Ken Davidoff

Ken Davidoff

MLB

Expanded playoffs came too late for ex-Mets All-Star

WENTZVILLE, Mo. — There are 109.6 acres of land here, on which you can find two ponds, a deer stand, a tractor, a fishing boat and a bull named Walter. And if you enter the main house, you’ll see one of the better baseball memorabilia collections this side of Cooperstown. My favorite item is the ticket stub from the all-St. Louis 1944 World Series between the Cardinals and Browns.

Yes, Ron Hunt, now 72, and his wife Jackie have it good, by their own making. Their farm is close enough to St. Louis, about an hour away, that they traveled in Friday night for the team’s gala at Busch Stadium. They still enjoy visiting New York, where older Mets fans remember Hunt, the team’s first representative to start an All-Star Game (1964 at Shea Stadium), with great warmth.

Personally, Hunt expresses few real regrets. Professionally? Just one.

“I never got a chance to play in the playoffs or the World Series,” Hunt said Saturday, after welcoming The Post onto his property. “That’s the only thing I missed out on in baseball. “

Or, as he put it less delicately moments later, “I would’ve liked to have the opportunity to see if my [expletive] got as tight as some of these guys on TV.”

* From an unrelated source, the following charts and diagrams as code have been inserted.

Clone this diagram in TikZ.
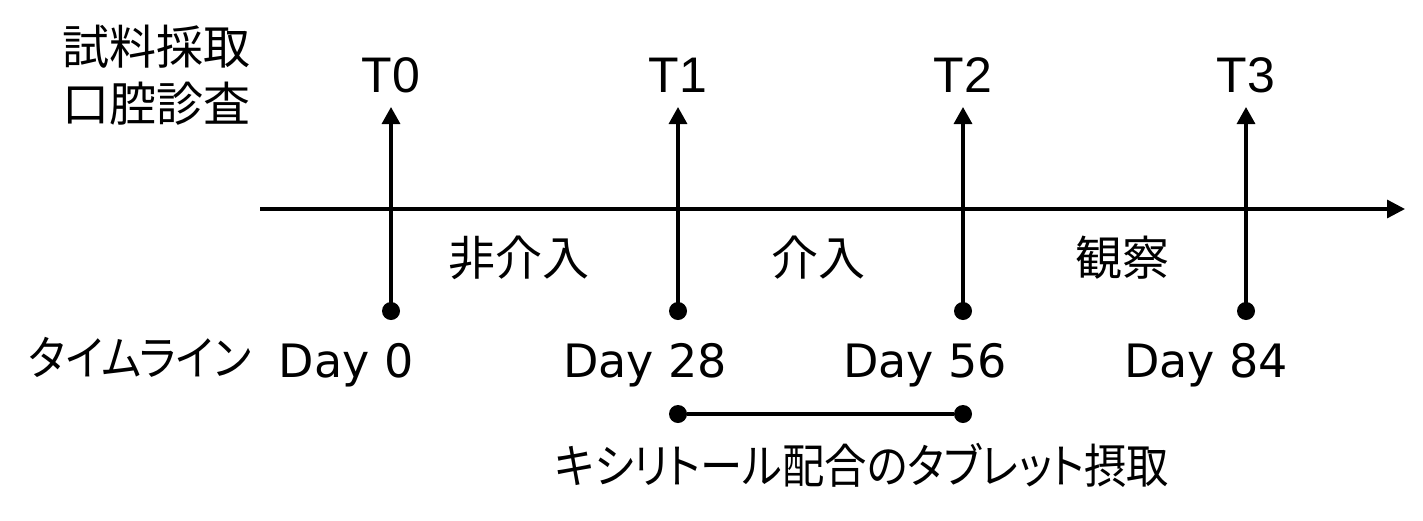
\documentclass[tikz,border=0pt]{standalone}
\usepackage{fontspec}
\setmainfont{DejaVu Sans}
\newfontfamily\jpfont[RawFeature=+palt]{Noto Sans CJK JP}
\newfontfamily\jpnarrow[RawFeature=+palt, FakeStretch=0.9]{Noto Sans CJK JP}
\newfontfamily\tfont{Liberation Sans}
\usetikzlibrary{arrows.meta, positioning}
\tikzset{
  axisline/.style={line width=1.65pt, -{Triangle[length=9pt, width=9pt]}},
  tickline/.style={line width=1.65pt, -{Triangle[length=8.5pt, width=9pt]}},
  spanline/.style={line width=1.65pt},
  dot/.style={circle, fill=black, inner sep=0pt, minimum size=9pt},
  jp/.style={font=\jpfont\fontsize{23.5}{28}\selectfont, inner sep=0pt},
  jpkana/.style={font=\jpnarrow\fontsize{23.5}{28}\selectfont, inner sep=0pt},
  tlbl/.style={font=\tfont\fontsize{25}{30}\selectfont, inner sep=0pt},
  daylbl/.style={font=\fontsize{23}{28}\selectfont, inner sep=0pt, anchor=base},
}
\begin{document}
\begin{tikzpicture}[x=0.5pt,y=-0.5pt]
  \useasboundingbox (0,0) rectangle (1423,520);
  % time axis
  \coordinate (axs) at (260,209);
  \coordinate (axe) at (1405,209);
  \draw[axisline] (axs) -- (axe);
  % sampling points
  \foreach \x/\n in {391/0, 678/1, 963/2, 1246/3} {
    \coordinate (tip\n) at (\x,107);
    \draw[tickline] (\x,311) -- (tip\n);
    \node[dot] (d\n) at (\x,311) {};
    \node[tlbl] (t\n) at (\x,75) {T\n};
  }
  % left headings
  \node[jp] (sample) at (156,47)  {試料採取};
  \node[jp] (exam)   at (156,104) {口腔診査};
  \node[jpkana] (tline) at (140,357) {タイムライン};
  % phases
  \node[jp] (nonint) at (519,258)  {非介入};
  \node[jp] (inter)  at (818,258)  {介入};
  \node[jp] (obs)    at (1122,258) {観察};
  % days
  \node[daylbl] (day0)  at (346,377)  {Day 0};
  \node[daylbl] (day28) at (645,377)  {Day 28};
  \node[daylbl] (day56) at (925,377)  {Day 56};
  \node[daylbl] (day84) at (1206,377) {Day 84};
  % tablet intake
  \node[dot] (s1) at (678,414) {};
  \node[dot] (s2) at (963,414) {};
  \draw[spanline] (s1) -- (s2);
  \node[jpkana] (tablet) at (862,465) {キシリトール配合のタブレット摂取};
\end{tikzpicture}
\end{document}
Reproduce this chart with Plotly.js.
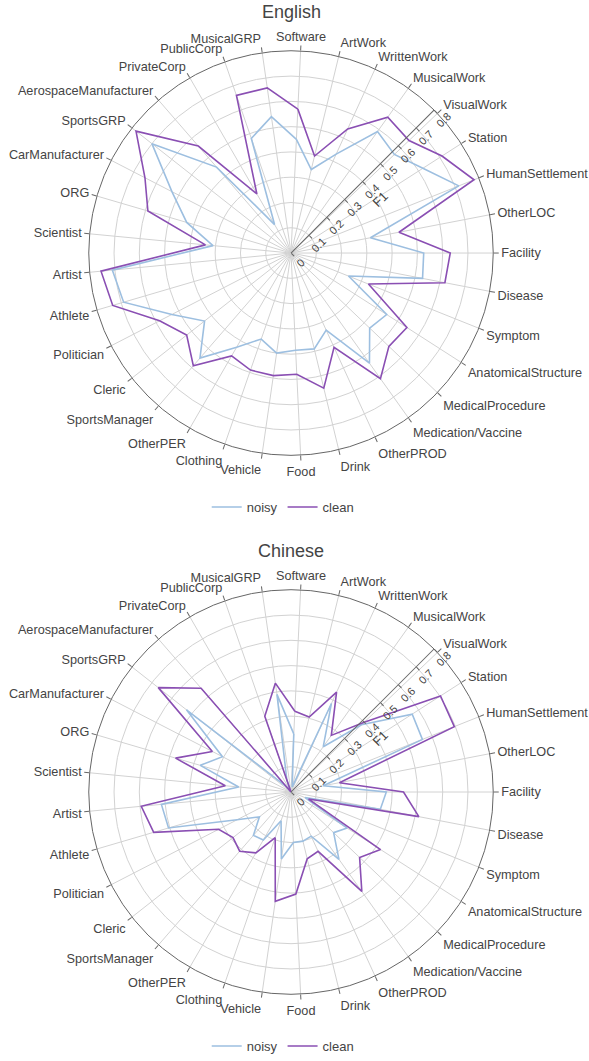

Hunt played for five teams from 1963-74, the first four seasons with the Mets. His career spanned the time from when the World Series represented the only playoff round — just two of 20 teams qualified for the postseason — to the advent of the League Championship Series in 1969.

You might think baseball’s current playoff format, with 10 of 30 clubs qualifying, represents a watering down of the process. I say, better to allow too many than too few. If you play as long as Hunt did, then you deserve to experience October.

“You play in this game, I think you go through different things,” Cardinals manager Mike Matheny said Saturday at the ballpark, before St. Louis and Boston resumed this Series with Game 3. “First of all, to play professionally, you’re among a very small group. And then being able to get to the big leagues is something you dream about since the first time you picked up a waffle-ball bat. And then once you get here, you realize this is a pretty good gig.

“But it’s all about winning, and then it’s how to be part of a winning team and be a player that can be part of the postseason. And once you get here, there’s not another thing that’s acceptable.”

If the top one-third of the teams made the postseason during Hunt’s time as is the case now, then he would’ve experienced the playoffs once. His 1969 Giants finished 92-70, a game behind Atlanta (93-69) in the inaugural National League West race and fourth overall in the league; the Mets defeated the Braves in the first NLCS and toppled the Orioles in the World Series. Clyde King, future Yankees manager and general manager, took over for Herman Franks as San Francisco’s skipper that season.

“I think if Herman was there, we would’ve at least given the Mets a run,” Hunt said.

In a smaller house on Hunt’s property, you see actual seats from the Polo Grounds, Cincinnati’s Crosley Field, Montreal’s Jarry Park Stadium and Shea Stadium. He has framed jerseys from each of his five teams (the Mets, Dodgers, Giants, Expos and Cardinals).

A World Series ring, or even a playoff game program, would greatly enhance this already impressive stash. They would make his already sweet memories all the sweeter.

This is not at all to advocate for adding even more teams to the current playoff setup — 10 out of 30 sounds about right. Rather, it’s to point out that building up baseball’s final month brings benefits to the playing fraternity.

If you yearn for the days when the league winners automatically advanced to the World Series, you might struggle to find actual players from those days who agree with you.